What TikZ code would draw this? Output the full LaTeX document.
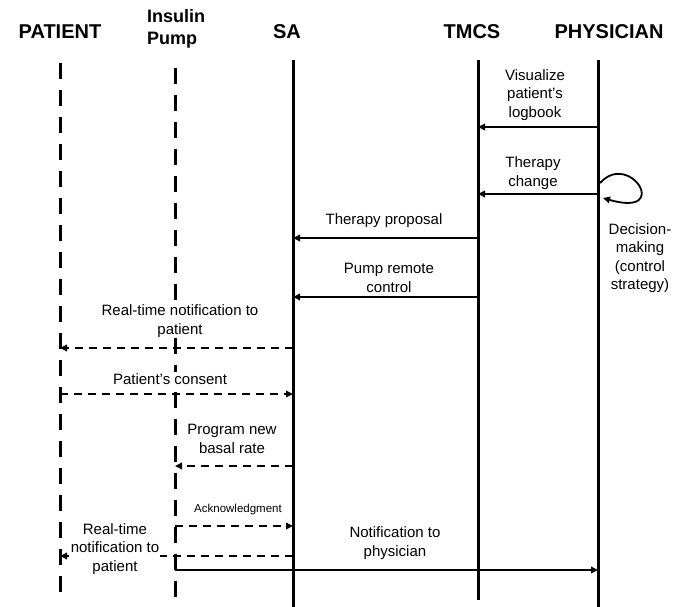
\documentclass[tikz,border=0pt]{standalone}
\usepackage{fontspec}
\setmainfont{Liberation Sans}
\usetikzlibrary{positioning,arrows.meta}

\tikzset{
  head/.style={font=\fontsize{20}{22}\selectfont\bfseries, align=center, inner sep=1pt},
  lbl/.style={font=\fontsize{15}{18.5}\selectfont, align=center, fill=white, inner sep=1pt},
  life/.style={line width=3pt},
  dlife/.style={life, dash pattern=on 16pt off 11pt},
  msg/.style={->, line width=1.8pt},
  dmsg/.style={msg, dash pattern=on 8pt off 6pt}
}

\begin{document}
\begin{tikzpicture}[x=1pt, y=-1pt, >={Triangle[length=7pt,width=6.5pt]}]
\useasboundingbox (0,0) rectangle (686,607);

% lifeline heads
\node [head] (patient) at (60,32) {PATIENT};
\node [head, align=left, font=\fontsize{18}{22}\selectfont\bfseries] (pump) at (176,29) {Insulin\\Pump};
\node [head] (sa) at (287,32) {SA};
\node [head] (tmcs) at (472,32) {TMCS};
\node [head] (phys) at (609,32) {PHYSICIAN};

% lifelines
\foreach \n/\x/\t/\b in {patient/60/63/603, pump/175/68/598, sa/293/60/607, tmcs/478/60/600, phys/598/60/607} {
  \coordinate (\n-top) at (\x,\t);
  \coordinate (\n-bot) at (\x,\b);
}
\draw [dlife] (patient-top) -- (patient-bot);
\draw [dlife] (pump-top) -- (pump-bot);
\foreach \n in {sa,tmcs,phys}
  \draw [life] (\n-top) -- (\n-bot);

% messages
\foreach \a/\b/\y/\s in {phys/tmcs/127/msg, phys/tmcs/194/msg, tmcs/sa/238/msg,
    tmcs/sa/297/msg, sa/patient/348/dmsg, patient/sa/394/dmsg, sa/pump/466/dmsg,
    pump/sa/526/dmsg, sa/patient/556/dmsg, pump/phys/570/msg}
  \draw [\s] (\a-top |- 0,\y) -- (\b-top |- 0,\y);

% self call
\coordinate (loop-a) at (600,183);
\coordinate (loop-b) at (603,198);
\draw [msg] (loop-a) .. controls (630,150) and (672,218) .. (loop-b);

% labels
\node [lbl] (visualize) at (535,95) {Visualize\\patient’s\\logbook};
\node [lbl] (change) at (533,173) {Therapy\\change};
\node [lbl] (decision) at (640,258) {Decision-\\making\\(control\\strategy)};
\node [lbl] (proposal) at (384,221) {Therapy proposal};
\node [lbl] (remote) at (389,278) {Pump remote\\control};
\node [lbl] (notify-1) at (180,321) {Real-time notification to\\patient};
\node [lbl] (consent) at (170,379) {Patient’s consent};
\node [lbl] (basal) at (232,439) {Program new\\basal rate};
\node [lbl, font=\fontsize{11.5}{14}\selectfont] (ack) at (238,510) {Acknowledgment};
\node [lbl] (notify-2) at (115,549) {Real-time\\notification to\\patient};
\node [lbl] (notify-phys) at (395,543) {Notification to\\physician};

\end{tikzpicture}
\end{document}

····················

■ **Given request**: Extract every line of the data exactly; pictures stay out.

■ **Answer to this task**:
What TikZ code would draw this? Output the full LaTeX document.
\documentclass[tikz,border=0pt]{standalone}
\usepackage{fontspec}
\setmainfont{Liberation Sans}
\usetikzlibrary{positioning,arrows.meta}

\tikzset{
  head/.style={font=\fontsize{20}{22}\selectfont\bfseries, align=center, inner sep=1pt},
  lbl/.style={font=\fontsize{15}{18.5}\selectfont, align=center, fill=white, inner sep=1pt},
  life/.style={line width=3pt},
  dlife/.style={life, dash pattern=on 16pt off 11pt},
  msg/.style={->, line width=1.8pt},
  dmsg/.style={msg, dash pattern=on 8pt off 6pt}
}

\begin{document}
\begin{tikzpicture}[x=1pt, y=-1pt, >={Triangle[length=7pt,width=6.5pt]}]
\useasboundingbox (0,0) rectangle (686,607);

% lifeline heads
\node [head] (patient) at (60,32) {PATIENT};
\node [head, align=left, font=\fontsize{18}{22}\selectfont\bfseries] (pump) at (176,29) {Insulin\\Pump};
\node [head] (sa) at (287,32) {SA};
\node [head] (tmcs) at (472,32) {TMCS};
\node [head] (phys) at (609,32) {PHYSICIAN};

% lifelines
\foreach \n/\x/\t/\b in {patient/60/63/603, pump/175/68/598, sa/293/60/607, tmcs/478/60/600, phys/598/60/607} {
  \coordinate (\n-top) at (\x,\t);
  \coordinate (\n-bot) at (\x,\b);
}
\draw [dlife] (patient-top) -- (patient-bot);
\draw [dlife] (pump-top) -- (pump-bot);
\foreach \n in {sa,tmcs,phys}
  \draw [life] (\n-top) -- (\n-bot);

% messages
\foreach \a/\b/\y/\s in {phys/tmcs/127/msg, phys/tmcs/194/msg, tmcs/sa/238/msg,
    tmcs/sa/297/msg, sa/patient/348/dmsg, patient/sa/394/dmsg, sa/pump/466/dmsg,
    pump/sa/526/dmsg, sa/patient/556/dmsg, pump/phys/570/msg}
  \draw [\s] (\a-top |- 0,\y) -- (\b-top |- 0,\y);

% self call
\coordinate (loop-a) at (600,183);
\coordinate (loop-b) at (603,198);
\draw [msg] (loop-a) .. controls (630,150) and (672,218) .. (loop-b);

% labels
\node [lbl] (visualize) at (535,95) {Visualize\\patient’s\\logbook};
\node [lbl] (change) at (533,173) {Therapy\\change};
\node [lbl] (decision) at (640,258) {Decision-\\making\\(control\\strategy)};
\node [lbl] (proposal) at (384,221) {Therapy proposal};
\node [lbl] (remote) at (389,278) {Pump remote\\control};
\node [lbl] (notify-1) at (180,321) {Real-time notification to\\patient};
\node [lbl] (consent) at (170,379) {Patient’s consent};
\node [lbl] (basal) at (232,439) {Program new\\basal rate};
\node [lbl, font=\fontsize{11.5}{14}\selectfont] (ack) at (238,510) {Acknowledgment};
\node [lbl] (notify-2) at (115,549) {Real-time\\notification to\\patient};
\node [lbl] (notify-phys) at (395,543) {Notification to\\physician};

\end{tikzpicture}
\end{document}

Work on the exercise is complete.